Swap Nodes in Pairs

Given a linked list, swap every two adjacent nodes and return its head.

For example,

Given 1->2->3->4, you should return the list as 2->1->4->3.

Your algorithm should use only constant space. You may not modify the values in the list, only nodes itself can be changed

思路：题目不难，假设交换p与q（p在前）需要知道p前面的指针，因此需要三个指针，注意交换头部，以及链表长度为奇数的情况。

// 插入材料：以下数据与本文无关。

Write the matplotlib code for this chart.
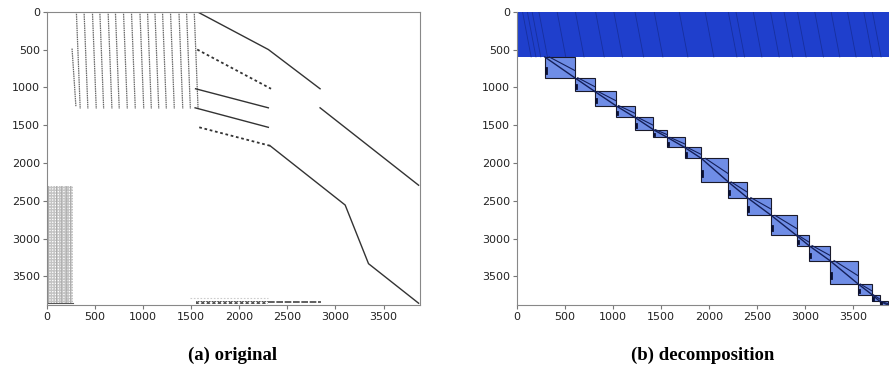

代码如下：

/**
* Definition for singly-linked list.
* struct ListNode {
*     int val;
*     ListNode *next;
*     ListNode(int x) : val(x), next(NULL) {}
* };
*/
class Solution {
public:
ListNode* swapPairs(ListNode* head) {
if(head == NULL || head->next == NULL)//空或者长度为1
return head;
ListNode *p, *q, *pre;
pre = p = head;
q = p->next;
while(q){
if(p == head){//交换头
p->next = q->next;
q->next = p;
head = q;
}
else{
pre->next = q;
p->next = q->next;
q->next = p;
}
//移动
if(p->next){//没有到结尾
pre = p;
p = p->next;
q = p->next;
}
else
break;
}
return head;
}
};